Looking Like a Paranoid Amateur
Many writers submit work with copyright symbols on it, or mentioning in the query letter that the submission should not be shared or forwarded for fear of idea theft. Similarly, don’t be vague about your work because you’re afraid it will be stolen. “I have a great idea, but I can’t share it with you until you commit to publication,” is ridiculous. This isn’t the way copyright works and no legitimate publisher or agent is out to steal your work. You’re only coming across as paranoid and no one wants to work with a nutcase.
Failure to Follow Directions
Send and do only what the recipient asks for. No more, no less. Send only what’s requested in only the format in which is it requested. Do not send snail mail if only email submissions are accepted, or vice versa. Doing exactly what is asked of you demonstrates that you can follow directions. To a gatekeeper, this increases the chances that you are someone they want to work with, not someone who is going to cause problems during every step of the process.

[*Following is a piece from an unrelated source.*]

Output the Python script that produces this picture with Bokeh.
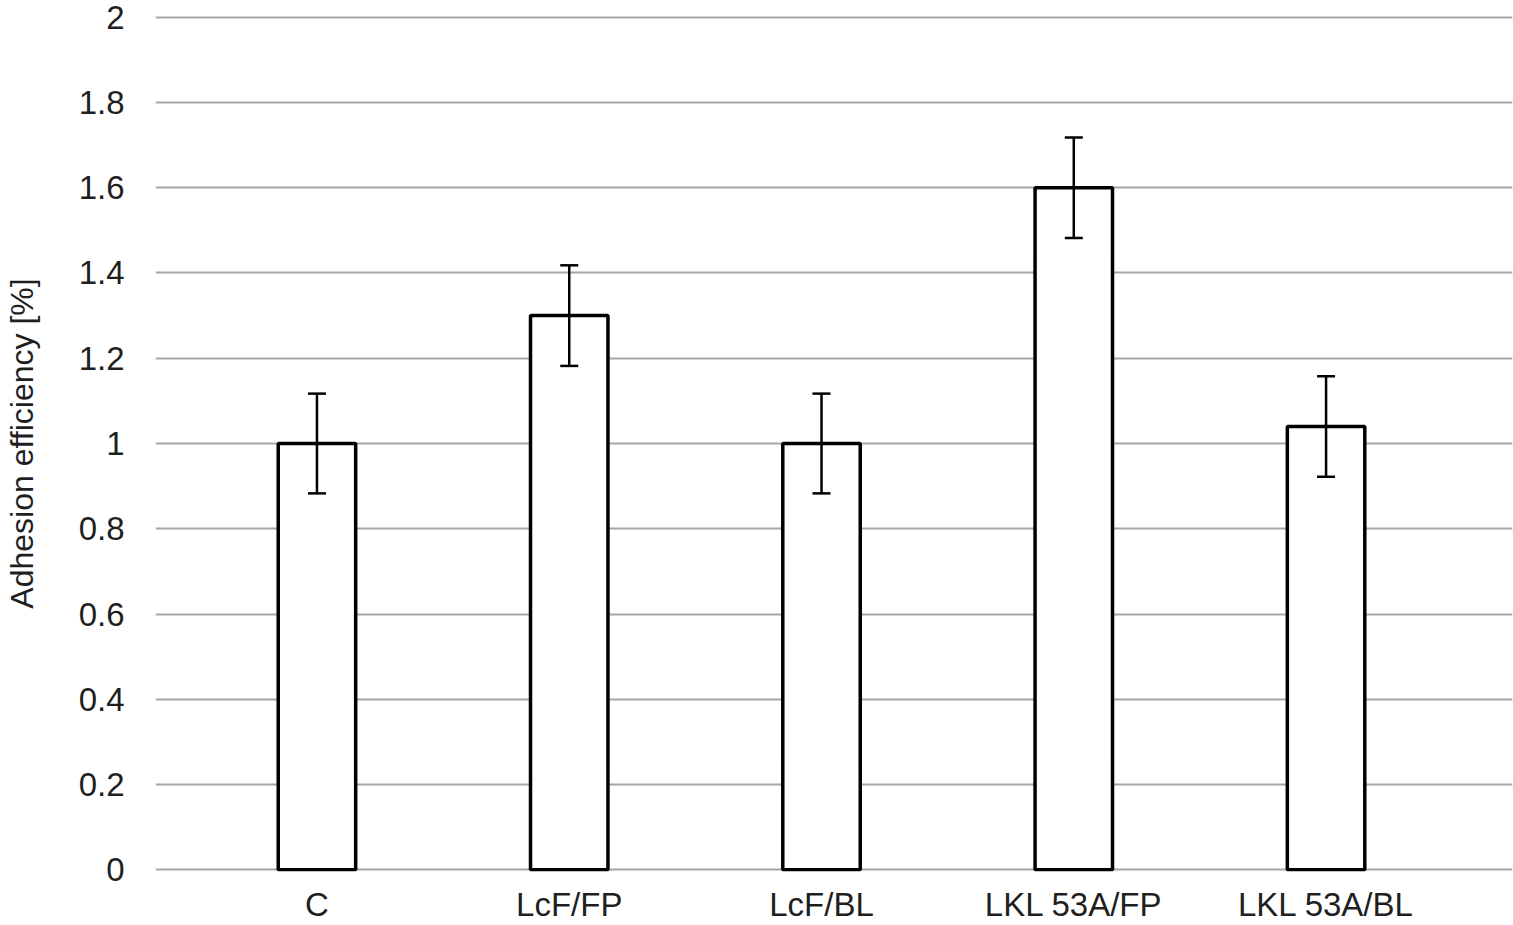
from bokeh.plotting import figure
from bokeh.models import Range1d, FixedTicker, Whisker, ColumnDataSource, TeeHead
from bokeh.embed import file_html
from bokeh.resources import INLINE

categories = ["C", "LcF/FP", "LcF/BL", "LKL 53A/FP", "LKL 53A/BL"]
values = [1.0, 1.3, 1.0, 1.6, 1.04]
errors = [0.117, 0.118, 0.117, 0.118, 0.118]
y_ticks = [0, 0.2, 0.4, 0.6, 0.8, 1, 1.2, 1.4, 1.6, 1.8, 2]
y_tick_labels = ["0", "0.2", "0.4", "0.6", "0.8", "1", "1.2", "1.4", "1.6", "1.8", "2"]
y_title = "Adhesion efficiency [%]"

xs = list(range(len(categories)))
src = ColumnDataSource(dict(
    x=xs,
    top=values,
    upper=[v + e for v, e in zip(values, errors)],
    lower=[v - e for v, e in zip(values, errors)],
))

FONT = "Liberation Sans"
TXT = "#1f1f1f"

p = figure(width=1513, height=925, output_backend="svg", toolbar_location=None,
           x_range=Range1d(-0.640, 4.739), y_range=Range1d(-0.004, 2.004),
           min_border_left=155, min_border_right=1, min_border_top=15,
           min_border_bottom=40)
p.outline_line_color = None
p.background_fill_color = "white"
p.border_fill_color = "white"

p.vbar(x="x", top="top", bottom=0, width=0.307, source=src,
       fill_color="white", line_color="black", line_width=3.5)

wh = Whisker(source=src, base="x", upper="upper", lower="lower",
             line_color="black", line_width=2.5, level="overlay",
             upper_head=TeeHead(size=18, line_color="black", line_width=2.5),
             lower_head=TeeHead(size=18, line_color="black", line_width=2.5))
p.add_layout(wh)

# grid
p.xgrid.grid_line_color = None
p.ygrid.ticker = FixedTicker(ticks=y_ticks)
p.ygrid.grid_line_color = "#a6a6a6"
p.ygrid.grid_line_width = 2

# y axis
p.yaxis.ticker = FixedTicker(ticks=y_ticks)
p.yaxis.major_label_overrides = {t: l for t, l in zip(y_ticks, y_tick_labels)}
p.yaxis.axis_line_color = None
p.yaxis.major_tick_line_color = None
p.yaxis.minor_tick_line_color = None
p.yaxis.major_label_text_font = FONT
p.yaxis.major_label_text_font_size = "33px"
p.yaxis.major_label_text_color = TXT
p.yaxis.major_label_standoff = 25
p.yaxis.axis_label = y_title
p.yaxis.axis_label_text_font = FONT
p.yaxis.axis_label_text_font_size = "32px"
p.yaxis.axis_label_text_font_style = "normal"
p.yaxis.axis_label_text_color = TXT
p.yaxis.axis_label_standoff = 36

# x axis
p.xaxis.ticker = FixedTicker(ticks=xs)
p.xaxis.major_label_overrides = {i: c for i, c in zip(xs, categories)}
p.xaxis.axis_line_color = None
p.xaxis.major_tick_line_color = None
p.xaxis.minor_tick_line_color = None
p.xaxis.major_label_text_font = FONT
p.xaxis.major_label_text_font_size = "33px"
p.xaxis.major_label_text_color = TXT
p.xaxis.major_label_standoff = 8

open("out.html", "w").write(file_html(p, INLINE))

Failure to Include Contact Information
No matter how much someone likes your work, you’re going on the rejection pile if they can’t easily respond to you. They aren’t going to send a sherpa and a yak out to track you down. They don’t have time for that. Be sure to include your name, address, phone number, and email address.
Yes, you want your submission to arrive safely. But you don’t want to use so much tape that someone has to hack into the package to get to your work. Nor do you want to use packing peanuts that will explode all over someone’s office. Having to exert too much effort to get to your work means that the reader is already frustrated with you when they sit down to read your work. (Assuming they even bothered. Make it too difficult to get into a package and it might go in the trash unopened.) Keep the packaging to a minimum.
Failure to Properly Check Email Submissions
Email submissions are convenient, but they pose potential problems. If you’re asked to attach a file, make sure you’re attaching the correct one. No one wants to read your tax return when they thought they were getting your first chapter. If you’re using a submission page on a website, make sure you’re putting the right information into the right boxes. If you’re copying and pasting into an email or submission site, make sure you’re doing so correctly. You don’t want things to end up out of order, or discover that you pasted from the last draft of your novel when you meant to paste from the current version. Don’t use “Reply All” if you only mean to reply to one person and make certain you’ve got the correct recipient(s) in the address section. Double check everything before you hit the Send button.
You want to be judged on your work, but the only way that’s going to happen is if you successfully navigate the submission process. Think of the submission process as the first step to publication, because that’s exactly what it is. It’s time consuming and a chore to make sure everything is perfect, but that’s what the gatekeepers want to see. You won’t get past them with a half-assed effort. You’re being judged from the moment your envelope crosses their desk or the email shows up in their inbox. Be perfect.